Aproveitava-se igualmente o fim da tarde para umas sessões práticas de condução, numas improvisadas aulas que decorriam num espaço em terra batida existente no interior do quartel, com as viaturas Unimog 404 ou 411 e o jipe da companhia e foi desta forma que alguns como eu aprenderam a conduzir.
Ainda descobrimos mais uma forma de passar-mos o tempo,” a guerra podia esperar” em vez de enviar-mos os nossos rolos fotográficos para serem revelados no exterior, adquirimos um kit para o efeito e improvisámos a montagem de um laboratório fotográfico que funcionava numa sala situada no edifício do bar de oficiais, aproveitando deste modo os conhecimentos de um camarada nesta área.
Aí, eram reveladas as fotos a preto e branco com as quais elaborámos os nossos álbuns de recordações e as fotos que enviávamos aos nossos familiares e amigos, com algumas das quais, foram feitas montagens dando azo à nossa criatividade e imaginação, criando entre outros, os nossos próprios postais de boas festas










Ainda no que se refere ao lazer, creio que por uma ou duas vezes, fomos presenteados com a exibição de filmes, cuja projecção da responsabilidade dos serviços telecine do exército era feita â noite na parede lateral exterior de uma caserna e interrompida frequentemente pelos rebentamentos das lâmpadas da máquina de projectar causado por excesso de aquecimento e provocando algumas situações no mínimo hilariantes, pela semelhança com um rebentamento de um qualquer disparo de arma IN.
Para meu entretenimento musical possuía um rádio a pilhas que para uma melhor recepção, estava ligado por um fio ao mastro da antena do serviço de transmissões, tentando captar o melhor sinal de algum emissor de Lisboa, na tentativa de ouvir

 os relatos de futebol emitidos ao domingo à tarde, acompanhando o meu clube preferido e à noite ouvir o programa de discos pedidos emitido pela rádio Bissau, apresentado e realizado pelo bem conhecido radialista João Paulo Diniz.
Recordo que na altura um dos grandes êxitos musicais junto dos militares era a canção do Gianni Morandi “Non son degno di te” ou ainda a do Paco Bandeira com o título “Lá longe onde o sol castiga mais
A propósito da música de Gianni Morandi, recordo uma forma engraçada do apresentador, expressar em crioulo o pedido solicitado por um militar africano e que era pronunciado deste modo (Para João Seissi Djaló que firma na tabanca de Catió, vai cantar Gianni Morandi, No sou digno de bó).
O final de cada dia também nos proporcionava o registo na memória visual e fotográfica de espectaculares imagens de um pôr de Sol, momentos simplesmente mágicos que só África nos pode oferecer.

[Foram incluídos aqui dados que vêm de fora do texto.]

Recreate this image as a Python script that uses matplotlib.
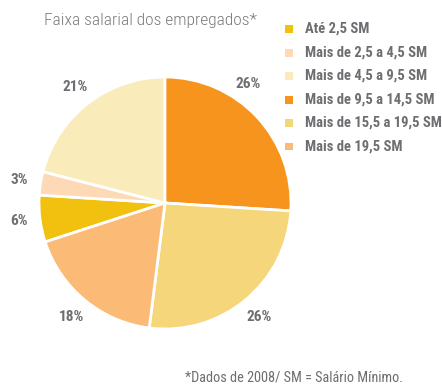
import matplotlib
matplotlib.use("Agg")
import matplotlib.pyplot as plt
from matplotlib.patches import Rectangle
import numpy as np

categories = ["Até 2,5 SM", "Mais de 2,5 a 4,5 SM", "Mais de 4,5 a 9,5 SM",
              "Mais de 9,5 a 14,5 SM", "Mais de 15,5 a 19,5 SM", "Mais de 19,5 SM"]
values = [6, 3, 21, 26, 26, 18]
colors = ["#F2C00E", "#FDDAB5", "#FAEBBB", "#F7941D", "#F6D67A", "#FBBB77"]
pct_labels = ["6%", "3%", "21%", "26%", "26%", "18%"]

title = "Faixa salarial dos empregados*"
footnote = "*Dados de 2008/ SM = Salário Mínimo."

W, H = 442, 387
fig = plt.figure(figsize=(W / 100, H / 100), dpi=100)
fig.patch.set_facecolor("white")

cond = ["Roboto Condensed", "DejaVu Sans"]
gray = "#6D6E71"

cx, cy, r = 165, 203, 126
ax = fig.add_axes([(cx - r) / W, (H - cy - r) / H, 2 * r / W, 2 * r / H])
wedges, texts = ax.pie(values, colors=colors, labels=pct_labels, startangle=-162,
                       counterclock=False, labeldistance=1.17,
                       wedgeprops=dict(edgecolor="white", linewidth=2),
                       textprops=dict(color=gray, fontsize=11, fontweight="bold",
                                      family=cond))
for t in texts:
    t.set_ha("center")
    t.set_va("center")
# the top-right label sits a bit higher in the original
ang = np.deg2rad(55)
texts[3].set_position((1.15 * np.cos(ang), 1.15 * np.sin(ang)))
ax.set_xlim(-1, 1)
ax.set_ylim(-1, 1)
ax.set_aspect("equal")
ax.axis("off")

fig.text(150 / W, 1 - 20 / H, title, fontsize=12.5, color="#7A7A7A",
         family=cond, fontweight="light", va="center", ha="center")

# legend
y0, dy = 29, 23.5
for i, (c, lab) in enumerate(zip(colors, categories)):
    y = y0 + i * dy
    fig.patches.append(Rectangle((285 / W, 1 - (y + 4) / H), 8 / W, 8 / H,
                                 transform=fig.transFigure, facecolor=c,
                                 edgecolor="none"))
    fig.text(305 / W, 1 - y / H, lab, fontsize=10.5, color=gray,
             fontweight="bold", family=cond, va="center", ha="left")

fig.text(403 / W, 1 - 377 / H, footnote, fontsize=10.3, color=gray,
         family=cond, va="center", ha="right")

fig.savefig("out.png", dpi=100)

A contrastar as imagens de tempestades tropicais normalmente acompanhadas de fortes trovoadas, cujas descargas eléctricas se confundiam por vezes com os rebentamentos e que igualmente provocaram vítimas, a elevada precipitação e as fortíssimas rajadas de vento capazes de arrancar algumas chapas de zinco que serviam de telhado às casernas, eram outro espectáculo tão digno de assistir como de respeitar.